Extrusion-based polymer 3D printing parts with isotropic strength and smooth surface finish: In-situ Thermal Radiation Assisted Fused Filament Fabrication

K. Hsu, P. Han
Arizona State University,
United States

Keywords: FDM, FFF, extrusion 3D printing, isotropic mechanical property


In-situ Thermal Radiation (ITR) assisted extrusion-based 3D printing is a new technology capable of producing nearly isotropic mechanical properties and smooth surface finish in extrusion 3D printed polymeric parts in as-printed state. This process introduces thermal energy from focused thermal radiation into deposited polymer tracks during 3D printing, improving polymer chain diffusion and relaxation in deposited tracks and interfaces.

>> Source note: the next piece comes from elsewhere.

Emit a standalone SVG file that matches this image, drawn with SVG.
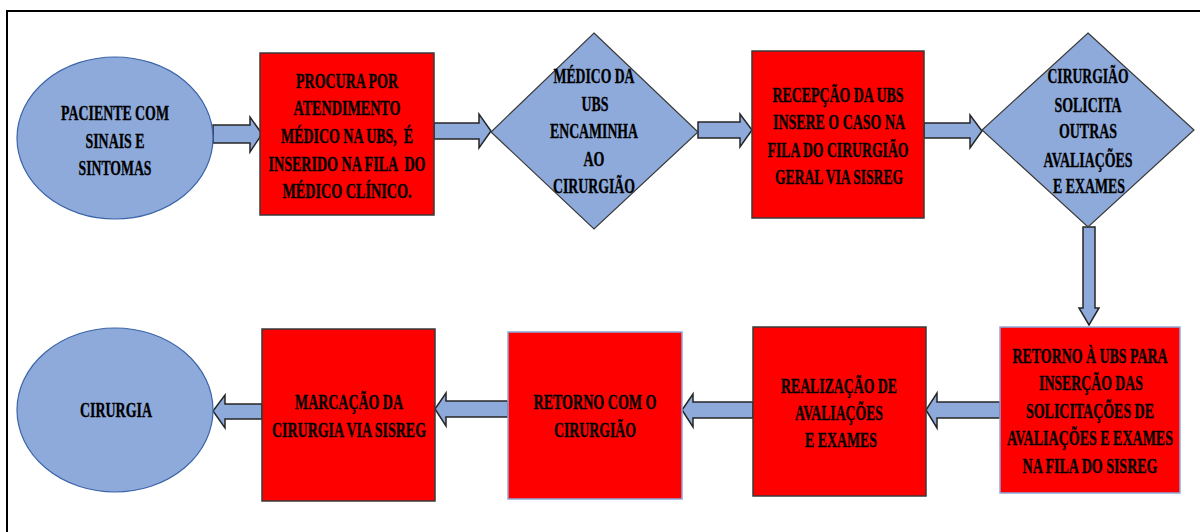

This, in turn, increases the weld strengths of all internal interfaces in the printed part, and produces better surface finish by controlled surface reflow. This technique is shown to be capable of improving mechanical strength in print direction by a factor of 3 with less than 3 W of additional power consumption when implemented in a desktop-scale fused filament fabrication (FFF) printer. Parts fabricated using this process presents nearly isotropic mechanical strength, greater elongation before fracture, and smooth surface. In this presentation, the implementation of this technology on a FFF 3D printer and how this technology is applied to fabricate nearly isotropic part and part with smooth surface will be presented and discussed, alone with the characterizations of tensile behavior, flexural behavior, and surface morphology of fabricated parts.